PROVIDED DATA:
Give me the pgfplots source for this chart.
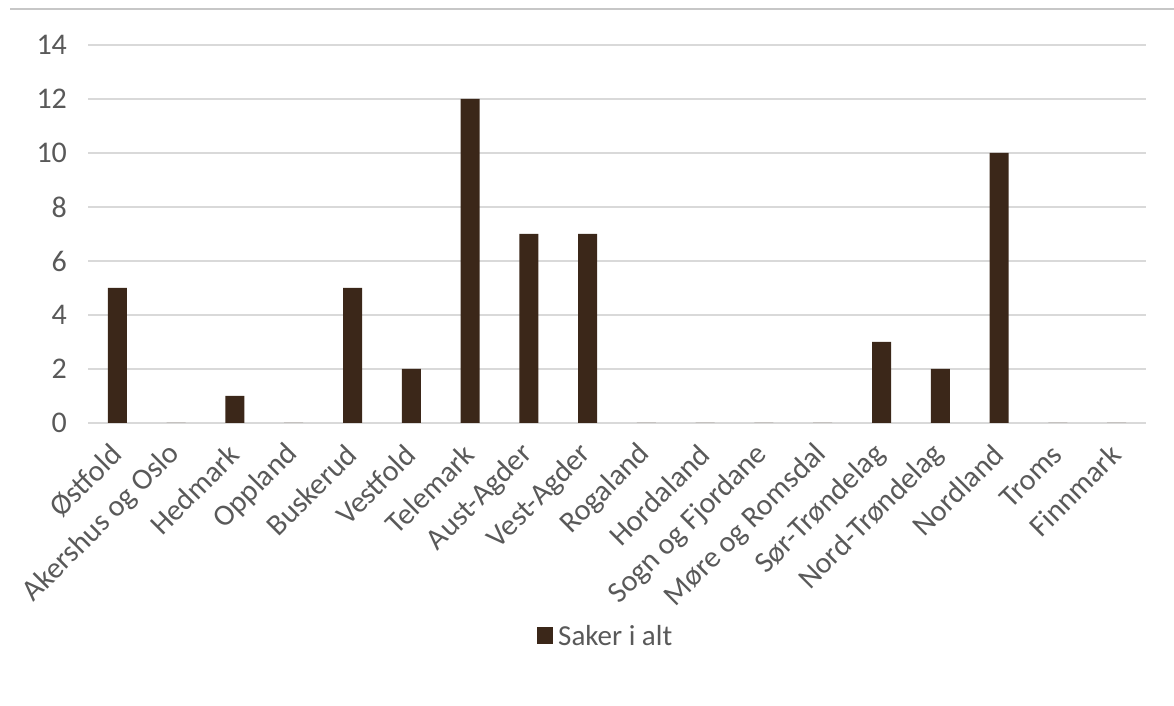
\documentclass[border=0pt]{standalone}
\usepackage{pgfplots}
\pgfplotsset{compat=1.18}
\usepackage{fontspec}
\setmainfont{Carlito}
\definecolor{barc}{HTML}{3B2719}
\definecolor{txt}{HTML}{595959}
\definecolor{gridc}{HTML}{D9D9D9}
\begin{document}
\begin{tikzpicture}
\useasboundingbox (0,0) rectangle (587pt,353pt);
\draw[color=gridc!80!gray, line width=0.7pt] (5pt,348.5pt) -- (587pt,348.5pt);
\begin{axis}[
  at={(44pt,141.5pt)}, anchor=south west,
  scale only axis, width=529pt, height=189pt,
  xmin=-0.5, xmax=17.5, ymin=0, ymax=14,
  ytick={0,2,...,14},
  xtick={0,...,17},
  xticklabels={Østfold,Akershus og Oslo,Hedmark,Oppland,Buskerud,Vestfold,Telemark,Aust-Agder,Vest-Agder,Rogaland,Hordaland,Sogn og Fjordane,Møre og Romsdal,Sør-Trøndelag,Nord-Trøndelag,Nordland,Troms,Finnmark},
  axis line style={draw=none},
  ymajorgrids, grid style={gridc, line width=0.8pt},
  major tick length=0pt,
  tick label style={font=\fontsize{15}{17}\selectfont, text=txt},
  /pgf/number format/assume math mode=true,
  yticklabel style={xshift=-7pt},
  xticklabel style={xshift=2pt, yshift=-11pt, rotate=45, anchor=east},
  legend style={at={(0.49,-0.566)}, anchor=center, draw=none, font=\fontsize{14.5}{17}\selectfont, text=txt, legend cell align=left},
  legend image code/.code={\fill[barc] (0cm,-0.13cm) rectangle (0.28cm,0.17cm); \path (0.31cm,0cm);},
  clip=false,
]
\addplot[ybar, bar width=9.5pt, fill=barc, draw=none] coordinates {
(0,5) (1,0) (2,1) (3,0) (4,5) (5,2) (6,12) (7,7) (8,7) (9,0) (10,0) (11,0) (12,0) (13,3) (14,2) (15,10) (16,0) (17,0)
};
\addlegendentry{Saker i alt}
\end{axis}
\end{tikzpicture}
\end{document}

TASK REQUIREMENTS: Quote the full listing above word for word; exclude every picture from the copy.

EXERCISE RESULT:
Give me the pgfplots source for this chart.
\documentclass[border=0pt]{standalone}
\usepackage{pgfplots}
\pgfplotsset{compat=1.18}
\usepackage{fontspec}
\setmainfont{Carlito}
\definecolor{barc}{HTML}{3B2719}
\definecolor{txt}{HTML}{595959}
\definecolor{gridc}{HTML}{D9D9D9}
\begin{document}
\begin{tikzpicture}
\useasboundingbox (0,0) rectangle (587pt,353pt);
\draw[color=gridc!80!gray, line width=0.7pt] (5pt,348.5pt) -- (587pt,348.5pt);
\begin{axis}[
  at={(44pt,141.5pt)}, anchor=south west,
  scale only axis, width=529pt, height=189pt,
  xmin=-0.5, xmax=17.5, ymin=0, ymax=14,
  ytick={0,2,...,14},
  xtick={0,...,17},
  xticklabels={Østfold,Akershus og Oslo,Hedmark,Oppland,Buskerud,Vestfold,Telemark,Aust-Agder,Vest-Agder,Rogaland,Hordaland,Sogn og Fjordane,Møre og Romsdal,Sør-Trøndelag,Nord-Trøndelag,Nordland,Troms,Finnmark},
  axis line style={draw=none},
  ymajorgrids, grid style={gridc, line width=0.8pt},
  major tick length=0pt,
  tick label style={font=\fontsize{15}{17}\selectfont, text=txt},
  /pgf/number format/assume math mode=true,
  yticklabel style={xshift=-7pt},
  xticklabel style={xshift=2pt, yshift=-11pt, rotate=45, anchor=east},
  legend style={at={(0.49,-0.566)}, anchor=center, draw=none, font=\fontsize{14.5}{17}\selectfont, text=txt, legend cell align=left},
  legend image code/.code={\fill[barc] (0cm,-0.13cm) rectangle (0.28cm,0.17cm); \path (0.31cm,0cm);},
  clip=false,
]
\addplot[ybar, bar width=9.5pt, fill=barc, draw=none] coordinates {
(0,5) (1,0) (2,1) (3,0) (4,5) (5,2) (6,12) (7,7) (8,7) (9,0) (10,0) (11,0) (12,0) (13,3) (14,2) (15,10) (16,0) (17,0)
};
\addlegendentry{Saker i alt}
\end{axis}
\end{tikzpicture}
\end{document}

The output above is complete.